Maiden Holdings, Ltd. Announces Pricing of $110 Million Offering of 6.625% Notes due June 14, 2046


HAMILTON, Bermuda, June 07, 2016 (GLOBE NEWSWIRE) -- Maiden Holdings, Ltd. (“Maiden” or the “Company”) (Nasdaq:MHLD) today announced that it has priced the offering of $110 million aggregate principal amount of 6.625% Notes due June 14, 2046 (the “Notes”). The Notes are redeemable for cash, in whole or in part, on or after June 14, 2021 at a price equal to 100% of the principal amount of the Notes to be redeemed plus accrued but unpaid interest to, but not including, the date of redemption.

The Company intends to apply to list the Notes on the New York Stock Exchange and expects trading in the Notes to begin on the New York Stock Exchange within 30 days after issuance. The offering is expected to close on June 14, 2016, subject to customary closing conditions.

The Company expects to use the net proceeds from the offering for continued support and development of its reinsurance business and for other general corporate purposes, which may include repaying outstanding indebtedness, including Maiden Holdings North America, Ltd.’s outstanding $107.5 million aggregate principal amount of 8.25% senior notes due 2041.

BofA Merrill Lynch, Morgan Stanley and Wells Fargo Securities are acting as joint book-running managers for the offering, Keefe, Bruyette & Woods, A Stifel Company, is acting as senior lead manager for the offering and FBR, JMP Securities and Compass Point are acting as co-managers for the offering.

The Notes are being offered under the Company’s effective shelf registration statement, as amended by post-effective amendment No. 1 thereto, previously filed with the Securities and Exchange Commission (“SEC”).

The Notes may be offered only by means of a Prospectus Supplement and accompanying Prospectus. You may obtain a copy of the Prospectus Supplement and accompanying Prospectus from the SEC at www.sec.gov. Alternatively, the underwriters may arrange to send you these documents if you request them by contacting Merrill Lynch, Pierce, Fenner & Smith Incorporated toll-free at 1-800-294-1322; Morgan Stanley & Co. LLC toll-free at 1-800-584-6837; or Wells Fargo Securities, LLC toll-free at 1-800-645-3751.
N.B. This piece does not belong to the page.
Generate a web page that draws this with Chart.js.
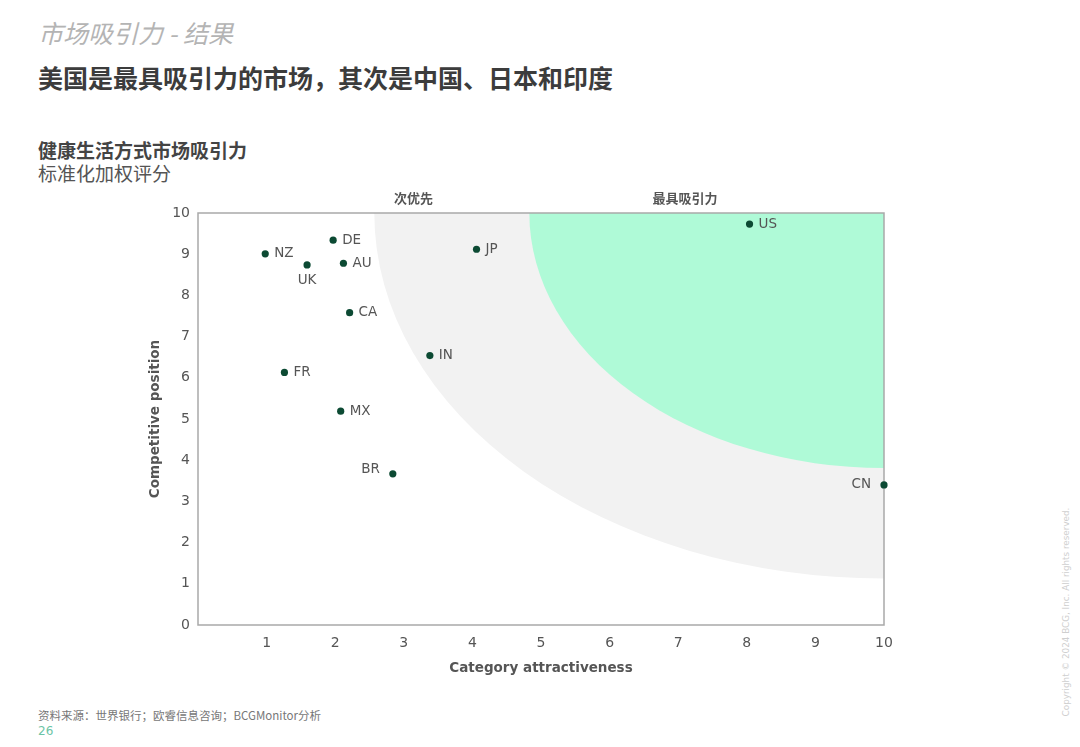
<!DOCTYPE html>
<html>
<head>
<meta charset="utf-8">
<script src="https://cdn.jsdelivr.net/npm/chart.js@4.4.1/dist/chart.umd.min.js"></script>
<style>
  html, body { margin: 0; padding: 0; background: #ffffff; }
  body { width: 1080px; height: 747px; position: relative; overflow: hidden; }
  .t { position: absolute; white-space: nowrap; line-height: 1; font-family: "Noto Sans CJK SC", "Noto Sans", sans-serif; }
  #kicker { left: 38px; top: 20px; font-size: 25px; font-style: italic; color: #b4b4b4; }
  #headline { left: 38px; top: 65px; font-size: 25px; font-weight: bold; color: #3c3c3c; }
  #ctitle { left: 38px; top: 140px; font-size: 19px; font-weight: bold; color: #444; }
  #csub { left: 38px; top: 163px; font-size: 19px; color: #555; }
  #source { left: 38px; top: 710px; font-size: 11.5px; color: #777; }
  #page { left: 38px; top: 725px; font-size: 12px; color: #6bc4a6; font-family: "DejaVu Sans", sans-serif; }
  #copy { left: 1066px; top: 612px; font-size: 8.8px; color: #cfcfcf; font-family: "DejaVu Sans", sans-serif;
          transform: translate(-50%, -50%) rotate(-90deg); }
  #wrap { position: absolute; left: 0; top: 0; width: 1080px; height: 747px; }
</style>
</head>
<body>
<div class="t" id="kicker">市场吸引力 - 结果</div>
<div class="t" id="headline">美国是最具吸引力的市场，其次是中国、日本和印度</div>
<div class="t" id="ctitle">健康生活方式市场吸引力</div>
<div class="t" id="csub">标准化加权评分</div>
<div class="t" id="source">资料来源：世界银行；欧睿信息咨询；BCGMonitor分析</div>
<div class="t" id="page">26</div>
<div class="t" id="copy">Copyright © 2024 BCG, Inc. All rights reserved.</div>
<div id="wrap"><canvas id="c"></canvas></div>
<script>
// ---- data ----
const countries      = ['NZ', 'DE', 'UK', 'AU', 'CA', 'FR', 'MX', 'BR', 'IN', 'JP', 'US', 'CN'];
const attractiveness = [0.98, 1.97, 1.59, 2.12, 2.21, 1.26, 2.08, 2.84, 3.38, 4.06, 8.04, 10.0];
const competitive    = [9.01, 9.34, 8.74, 8.78, 7.58, 6.13, 5.19, 3.67, 6.54, 9.12, 9.73, 3.40];
const xTickValues = [1, 2, 3, 4, 5, 6, 7, 8, 9, 10];
const yTickValues = [0, 1, 2, 3, 4, 5, 6, 7, 8, 9, 10];
const xAxisTitle = 'Category attractiveness';
const yAxisTitle = 'Competitive position';
const zoneNames = ['次优先', '最具吸引力'];
// zone ellipses centred on the top-right corner (data units)
const zoneCenter = [10, 10];
const zoneGrayRadii  = [7.43, 8.87];
const zoneGreenRadii = [5.17, 6.19];

// ---- style / placement ----
const labelSide = { UK: 'below', BR: 'left', CN: 'left' };
const zoneLabelX = [3.14, 7.10];
const dotColor = '#0c4a33';
const textColor = '#555555';

const points = countries.map((c, i) => ({ x: attractiveness[i], y: competitive[i] }));

const zonesPlugin = {
  id: 'zones',
  beforeDatasetsDraw(chart) {
    const { ctx, chartArea: a, scales: { x, y } } = chart;
    const cx = x.getPixelForValue(zoneCenter[0]);
    const cy = y.getPixelForValue(zoneCenter[1]);
    const ell = (r, color) => {
      const rx = Math.abs(x.getPixelForValue(zoneCenter[0] - r[0]) - cx);
      const ry = Math.abs(y.getPixelForValue(zoneCenter[1] - r[1]) - cy);
      ctx.beginPath();
      ctx.ellipse(cx, cy, rx, ry, 0, 0, Math.PI * 2);
      ctx.fillStyle = color;
      ctx.fill();
    };
    ctx.save();
    ctx.beginPath();
    ctx.rect(a.left, a.top, a.right - a.left, a.bottom - a.top);
    ctx.clip();
    ell(zoneGrayRadii, '#f2f2f2');
    ell(zoneGreenRadii, '#affad7');
    ctx.restore();
    // frame
    ctx.save();
    ctx.strokeStyle = '#a9a9a9';
    ctx.lineWidth = 1.5;
    ctx.strokeRect(a.left, a.top, a.right - a.left, a.bottom - a.top);
    ctx.restore();
    // zone names
    ctx.save();
    ctx.font = 'bold 13px "Noto Sans CJK SC", sans-serif';
    ctx.fillStyle = textColor;
    ctx.textAlign = 'center';
    ctx.textBaseline = 'middle';
    zoneNames.forEach((n, i) => ctx.fillText(n, x.getPixelForValue(zoneLabelX[i]), a.top - 15));
    ctx.restore();
  }
};

const labelsPlugin = {
  id: 'ptLabels',
  afterDatasetsDraw(chart) {
    const { ctx } = chart;
    const meta = chart.getDatasetMeta(0);
    ctx.save();
    ctx.font = '13.5px "DejaVu Sans", sans-serif';
    ctx.fillStyle = textColor;
    meta.data.forEach((el, i) => {
      const name = countries[i];
      const side = labelSide[name] || 'right';
      ctx.textBaseline = 'middle';
      if (side === 'right') { ctx.textAlign = 'left'; ctx.fillText(name, el.x + 9, el.y); }
      else if (side === 'left') { ctx.textAlign = 'right'; ctx.fillText(name, el.x - 13, el.y - (name === 'BR' ? 4 : 0)); }
      else { ctx.textAlign = 'center'; ctx.fillText(name, el.x, el.y + 16); }
    });
    ctx.restore();
  }
};

new Chart(document.getElementById('c'), {
  type: 'scatter',
  data: {
    datasets: [{
      data: points,
      backgroundColor: dotColor,
      borderColor: dotColor,
      pointRadius: 3.6,
      pointHoverRadius: 3.6,
      borderWidth: 0,
      clip: false
    }]
  },
  options: {
    responsive: true,
    maintainAspectRatio: false,
    animation: false,
    devicePixelRatio: 1,
    events: [],
    layout: { padding: { left: 138, right: 196, top: 213, bottom: 62 } },
    plugins: { legend: { display: false }, tooltip: { enabled: false } },
    scales: {
      x: {
        type: 'linear', min: 0, max: 10,
        afterFit(s) { s.height = 60; },
        afterBuildTicks(s) { s.ticks = xTickValues.map(v => ({ value: v })); },
        grid: { display: false, drawTicks: false },
        border: { display: false },
        ticks: { padding: 10, color: textColor, font: { family: 'DejaVu Sans', size: 14 }, maxRotation: 0, autoSkip: false },
        title: { display: true, text: xAxisTitle, color: textColor, padding: { top: 4, bottom: 8 },
                 font: { family: 'DejaVu Sans', size: 13.5, weight: 'bold' } }
      },
      y: {
        type: 'linear', min: 0, max: 10,
        afterFit(s) { s.width = 60; },
        afterBuildTicks(s) { s.ticks = yTickValues.map(v => ({ value: v })); },
        grid: { display: false, drawTicks: false },
        border: { display: false },
        ticks: { padding: 8, color: textColor, font: { family: 'DejaVu Sans', size: 14 }, autoSkip: false },
        title: { display: true, text: yAxisTitle, color: textColor, padding: { top: 9, bottom: 4 },
                 font: { family: 'DejaVu Sans', size: 13.5, weight: 'bold' } }
      }
    }
  },
  plugins: [zonesPlugin, labelsPlugin]
});
</script>
</body>
</html>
This announcement does not constitute an offer to sell or a solicitation of an offer to buy these securities, nor will there be any offer or sale of these securities in any state or jurisdiction in which such an offer, solicitation or sale would be unlawful.

About Maiden Holdings, Ltd.
Maiden Holdings, Ltd. is a Bermuda-based holding company formed in 2007. Through its subsidiaries, which are each A- rated (excellent) by A.M. Best, the Company is focused on providing non-catastrophic, customized reinsurance products and services to small and mid-size insurance companies in the United States and Europe. As of March 31, 2016, Maiden had $6.1 billion in assets and shareholders' equity of $1.5 billion. 

Forward-Looking Statements
This release contains "forward-looking statements" which are made pursuant to the safe harbor provisions of the Private Securities Litigation Reform Act of 1995. The forward-looking statements are based on the Company's current expectations and beliefs concerning future developments and their potential effects on the Company. There can be no assurance that actual developments will be those anticipated by the Company. Actual results may differ materially from those projected as a result of significant risks and uncertainties, including the ability to complete the offering, non-receipt of the expected payments, changes in interest rates, effect of the performance of financial markets on investment income and fair values of investments, developments of claims and the effect on loss reserves, accuracy in projecting loss reserves, the impact of competition and pricing environments, changes in the demand for the Company's products, the effect of general economic conditions and unusual frequency of storm activity, adverse state and federal legislation, regulations and regulatory investigations into industry practices, developments relating to existing agreements, heightened competition, changes in pricing environments, and changes in asset valuations. Additional information about these risks and uncertainties, as well as others that may cause actual results to differ materially from those projected is contained in Item 1A. Risk Factors in the Company's Annual Report on Form 10-K for the year ended December 31, 2015 as updated in periodic filings with the SEC. The Company undertakes no obligation to publicly update any forward-looking statements, except as may be required by law.